Indeed, it is important to note that about 70-80% of the positive impact does not stem from the fact that free schools are better than municipal schools – but rather that competition forces municipal schools to improve. It also turns out that the effects are not significant until after about one decade after the reform. The authors argue that this is because free schools were a relatively marginal phenomenon until the early 2000s. However, it is also important to point out that the pupil population kept growing until 2003, so whatever competitive incentives increased for municipal schools remained marginal. The pupil population began decreasing in 2003, which coincides with the stronger increase in the free school share and also achievement. It is thus not surprising that it took about ten years before competition effects kicked in.
This clearly demonstrates that it takes time before competitive incentives have an impact – which has implications for how we evaluate other school choice programmes. Moreover, it indicates that competition is the key mechanism behind producing better outcomes, not the fact that some schools are better than others. It also shows that for-profit schools are just as good as non-profit schools when it comes to raising the overall attainment levels in a voucher system.
Finally, the authors find an insignificant negative effect on costs, rather than the significant positive impact they found in a previous paper. This indicates that all achievement gains can be interpreted as productivity gains. In other words, allowing schools to compete makes them more efficient.
This should settle the debate for now. There is no, I repeat, no evidence of any negative effects on achievement from school choice in Sweden.

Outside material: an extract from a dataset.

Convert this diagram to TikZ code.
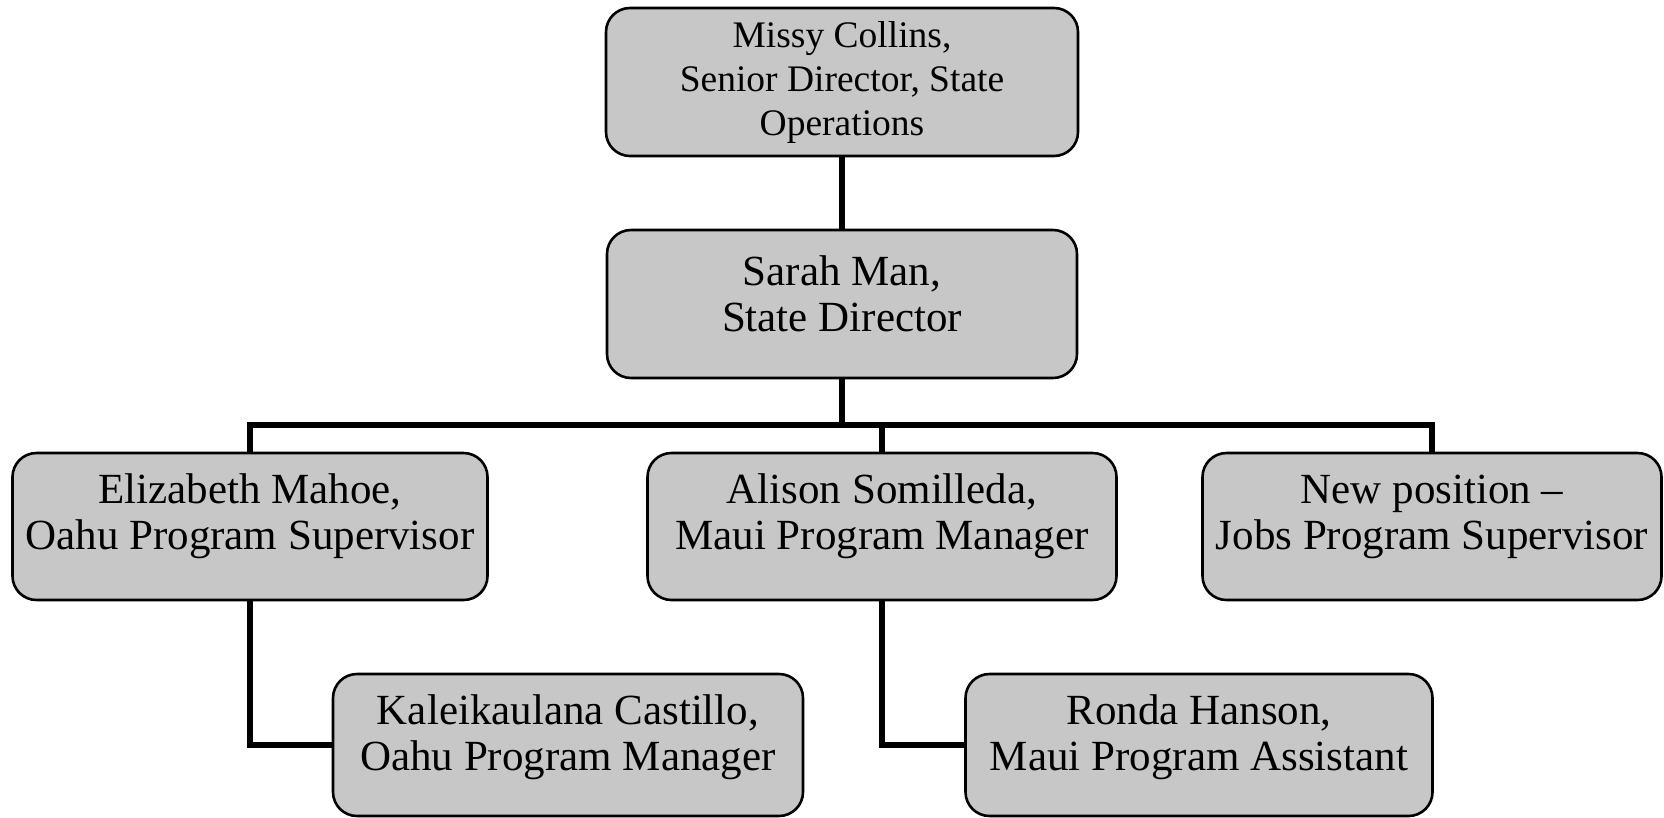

Indeed, the authors explicitly state that they ‘do not find any support for the belief that an increase in the share of independent school students provides an explanation for Sweden’s relative decline [in international comparisons]’.
While the Swedish voucher programme suffers from significant problems, which I discuss in more detail in a forthcoming study for the Institute of Directors, the evidence indicates that it has been somewhat positive despite them. This, of course, begs the question: how much would achievement increase if we fixed the problems?